Write each line of the material exactly as given, from the top through the line that contains "(0,0) rectangle (963,616);", and omit all pictures.
——
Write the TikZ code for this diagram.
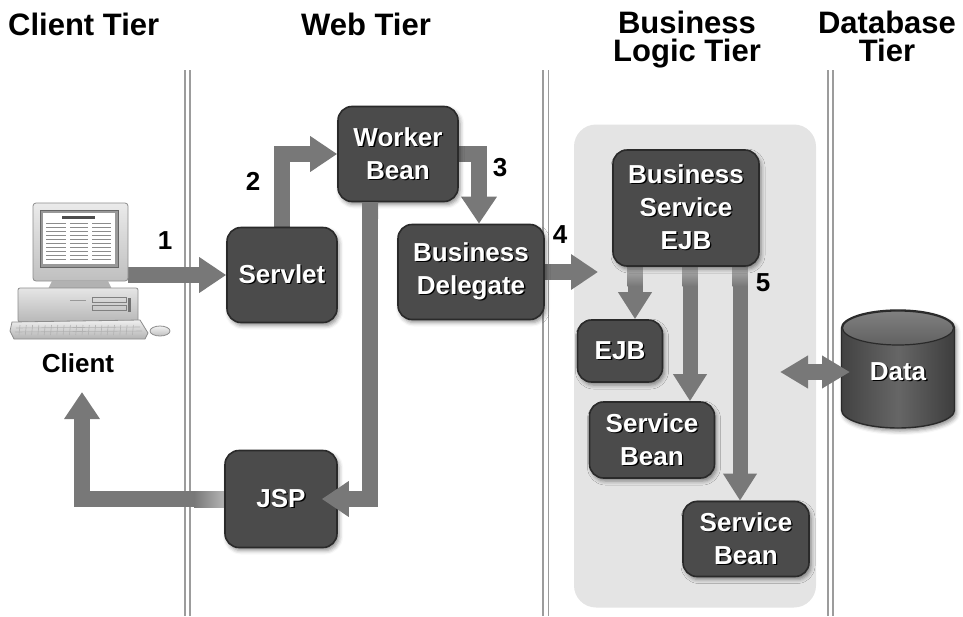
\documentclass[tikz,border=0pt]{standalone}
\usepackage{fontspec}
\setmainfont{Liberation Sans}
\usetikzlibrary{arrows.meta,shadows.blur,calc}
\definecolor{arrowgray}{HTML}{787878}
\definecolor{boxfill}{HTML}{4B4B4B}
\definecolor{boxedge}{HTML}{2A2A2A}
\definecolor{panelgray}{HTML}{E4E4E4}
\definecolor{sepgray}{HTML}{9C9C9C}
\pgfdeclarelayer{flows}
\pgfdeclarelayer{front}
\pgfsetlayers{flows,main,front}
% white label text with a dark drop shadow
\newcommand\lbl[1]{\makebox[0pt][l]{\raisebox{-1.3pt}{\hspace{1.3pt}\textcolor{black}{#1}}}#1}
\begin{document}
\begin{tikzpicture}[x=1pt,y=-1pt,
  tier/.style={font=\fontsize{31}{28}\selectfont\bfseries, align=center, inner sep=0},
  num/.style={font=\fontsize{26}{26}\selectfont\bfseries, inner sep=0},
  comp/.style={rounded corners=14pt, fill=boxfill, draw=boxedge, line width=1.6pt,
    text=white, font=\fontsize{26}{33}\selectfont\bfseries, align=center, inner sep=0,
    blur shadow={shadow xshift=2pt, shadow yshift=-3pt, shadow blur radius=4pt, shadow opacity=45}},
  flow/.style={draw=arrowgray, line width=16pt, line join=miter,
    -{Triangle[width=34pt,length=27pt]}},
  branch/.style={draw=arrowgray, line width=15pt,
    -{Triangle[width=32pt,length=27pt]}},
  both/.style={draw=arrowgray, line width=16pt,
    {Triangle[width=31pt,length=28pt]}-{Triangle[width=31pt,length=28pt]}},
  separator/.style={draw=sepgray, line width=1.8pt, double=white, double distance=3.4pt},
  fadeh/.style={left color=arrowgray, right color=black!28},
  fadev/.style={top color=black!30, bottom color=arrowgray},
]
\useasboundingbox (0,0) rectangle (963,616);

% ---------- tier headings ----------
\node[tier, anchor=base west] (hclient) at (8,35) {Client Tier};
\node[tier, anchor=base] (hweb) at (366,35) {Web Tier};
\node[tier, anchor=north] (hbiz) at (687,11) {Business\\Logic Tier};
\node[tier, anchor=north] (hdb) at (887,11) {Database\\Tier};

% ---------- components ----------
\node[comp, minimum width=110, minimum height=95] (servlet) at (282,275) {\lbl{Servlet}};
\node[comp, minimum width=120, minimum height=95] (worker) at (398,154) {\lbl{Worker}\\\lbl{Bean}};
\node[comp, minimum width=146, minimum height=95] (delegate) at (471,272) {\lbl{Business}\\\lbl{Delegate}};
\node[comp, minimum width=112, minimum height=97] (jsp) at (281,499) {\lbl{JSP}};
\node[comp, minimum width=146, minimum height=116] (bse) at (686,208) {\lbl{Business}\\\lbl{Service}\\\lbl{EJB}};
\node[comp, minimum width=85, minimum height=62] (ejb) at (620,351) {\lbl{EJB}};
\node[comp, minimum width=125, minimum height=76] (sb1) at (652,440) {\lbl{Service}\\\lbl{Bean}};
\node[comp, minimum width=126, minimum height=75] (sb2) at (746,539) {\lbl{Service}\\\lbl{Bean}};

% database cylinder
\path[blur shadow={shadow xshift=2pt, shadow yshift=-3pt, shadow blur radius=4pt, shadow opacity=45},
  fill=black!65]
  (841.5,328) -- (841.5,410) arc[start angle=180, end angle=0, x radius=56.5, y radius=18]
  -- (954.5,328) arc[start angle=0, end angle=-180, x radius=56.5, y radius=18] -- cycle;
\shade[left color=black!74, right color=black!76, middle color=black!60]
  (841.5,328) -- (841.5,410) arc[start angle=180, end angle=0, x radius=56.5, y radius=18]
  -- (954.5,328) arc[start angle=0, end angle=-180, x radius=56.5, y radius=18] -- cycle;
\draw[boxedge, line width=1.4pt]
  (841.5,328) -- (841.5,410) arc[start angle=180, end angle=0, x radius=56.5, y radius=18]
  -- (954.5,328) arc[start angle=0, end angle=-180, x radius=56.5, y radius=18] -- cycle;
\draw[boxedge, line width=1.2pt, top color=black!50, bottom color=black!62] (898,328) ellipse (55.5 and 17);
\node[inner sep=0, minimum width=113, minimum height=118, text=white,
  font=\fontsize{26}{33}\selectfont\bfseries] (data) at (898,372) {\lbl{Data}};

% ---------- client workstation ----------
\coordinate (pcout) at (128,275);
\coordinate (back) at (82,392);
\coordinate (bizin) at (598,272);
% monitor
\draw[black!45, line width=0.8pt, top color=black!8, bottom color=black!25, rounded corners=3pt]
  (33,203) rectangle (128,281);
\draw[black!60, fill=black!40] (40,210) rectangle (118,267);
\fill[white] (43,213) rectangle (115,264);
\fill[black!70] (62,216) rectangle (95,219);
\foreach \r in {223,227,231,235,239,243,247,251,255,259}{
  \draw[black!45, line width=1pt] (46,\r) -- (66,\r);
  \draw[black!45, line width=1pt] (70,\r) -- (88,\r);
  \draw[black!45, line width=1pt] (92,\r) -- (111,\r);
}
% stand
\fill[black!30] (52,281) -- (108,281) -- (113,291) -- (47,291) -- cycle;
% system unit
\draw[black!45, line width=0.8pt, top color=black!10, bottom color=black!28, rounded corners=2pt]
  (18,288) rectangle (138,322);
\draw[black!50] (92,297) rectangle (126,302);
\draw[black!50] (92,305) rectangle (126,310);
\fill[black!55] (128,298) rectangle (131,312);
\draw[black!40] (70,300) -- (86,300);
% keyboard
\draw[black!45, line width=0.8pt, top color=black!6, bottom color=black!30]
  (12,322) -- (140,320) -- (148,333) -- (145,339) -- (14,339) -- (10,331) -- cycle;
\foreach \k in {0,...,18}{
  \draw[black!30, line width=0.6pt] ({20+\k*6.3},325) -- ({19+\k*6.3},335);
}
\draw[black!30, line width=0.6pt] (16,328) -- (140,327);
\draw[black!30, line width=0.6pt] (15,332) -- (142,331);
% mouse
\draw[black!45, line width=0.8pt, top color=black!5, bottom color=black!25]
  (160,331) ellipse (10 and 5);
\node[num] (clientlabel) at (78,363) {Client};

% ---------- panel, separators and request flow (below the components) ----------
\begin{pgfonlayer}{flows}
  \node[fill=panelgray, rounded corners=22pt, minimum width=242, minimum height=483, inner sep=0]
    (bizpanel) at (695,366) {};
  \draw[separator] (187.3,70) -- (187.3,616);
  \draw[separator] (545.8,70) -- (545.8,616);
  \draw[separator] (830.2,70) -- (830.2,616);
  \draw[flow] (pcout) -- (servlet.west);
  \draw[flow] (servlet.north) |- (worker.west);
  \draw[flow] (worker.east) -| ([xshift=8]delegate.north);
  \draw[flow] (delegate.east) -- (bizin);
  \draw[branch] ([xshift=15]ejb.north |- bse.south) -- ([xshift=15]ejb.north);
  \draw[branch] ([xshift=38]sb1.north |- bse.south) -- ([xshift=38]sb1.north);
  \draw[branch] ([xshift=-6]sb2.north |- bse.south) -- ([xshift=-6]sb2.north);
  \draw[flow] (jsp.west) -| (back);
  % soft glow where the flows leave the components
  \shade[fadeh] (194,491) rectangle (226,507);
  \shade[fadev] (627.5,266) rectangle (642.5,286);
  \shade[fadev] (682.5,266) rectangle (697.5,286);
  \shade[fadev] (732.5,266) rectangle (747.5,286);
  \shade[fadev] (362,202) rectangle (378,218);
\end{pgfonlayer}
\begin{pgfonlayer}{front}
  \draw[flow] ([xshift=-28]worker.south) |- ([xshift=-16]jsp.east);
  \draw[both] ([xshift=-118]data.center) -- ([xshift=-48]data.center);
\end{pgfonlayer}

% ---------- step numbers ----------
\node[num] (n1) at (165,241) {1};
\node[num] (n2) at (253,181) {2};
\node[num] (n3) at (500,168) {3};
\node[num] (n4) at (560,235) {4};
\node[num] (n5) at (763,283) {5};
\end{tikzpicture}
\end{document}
——
• COMPLETED TASK:
Write the TikZ code for this diagram.
\documentclass[tikz,border=0pt]{standalone}
\usepackage{fontspec}
\setmainfont{Liberation Sans}
\usetikzlibrary{arrows.meta,shadows.blur,calc}
\definecolor{arrowgray}{HTML}{787878}
\definecolor{boxfill}{HTML}{4B4B4B}
\definecolor{boxedge}{HTML}{2A2A2A}
\definecolor{panelgray}{HTML}{E4E4E4}
\definecolor{sepgray}{HTML}{9C9C9C}
\pgfdeclarelayer{flows}
\pgfdeclarelayer{front}
\pgfsetlayers{flows,main,front}
% white label text with a dark drop shadow
\newcommand\lbl[1]{\makebox[0pt][l]{\raisebox{-1.3pt}{\hspace{1.3pt}\textcolor{black}{#1}}}#1}
\begin{document}
\begin{tikzpicture}[x=1pt,y=-1pt,
  tier/.style={font=\fontsize{31}{28}\selectfont\bfseries, align=center, inner sep=0},
  num/.style={font=\fontsize{26}{26}\selectfont\bfseries, inner sep=0},
  comp/.style={rounded corners=14pt, fill=boxfill, draw=boxedge, line width=1.6pt,
    text=white, font=\fontsize{26}{33}\selectfont\bfseries, align=center, inner sep=0,
    blur shadow={shadow xshift=2pt, shadow yshift=-3pt, shadow blur radius=4pt, shadow opacity=45}},
  flow/.style={draw=arrowgray, line width=16pt, line join=miter,
    -{Triangle[width=34pt,length=27pt]}},
  branch/.style={draw=arrowgray, line width=15pt,
    -{Triangle[width=32pt,length=27pt]}},
  both/.style={draw=arrowgray, line width=16pt,
    {Triangle[width=31pt,length=28pt]}-{Triangle[width=31pt,length=28pt]}},
  separator/.style={draw=sepgray, line width=1.8pt, double=white, double distance=3.4pt},
  fadeh/.style={left color=arrowgray, right color=black!28},
  fadev/.style={top color=black!30, bottom color=arrowgray},
]
\useasboundingbox (0,0) rectangle (963,616);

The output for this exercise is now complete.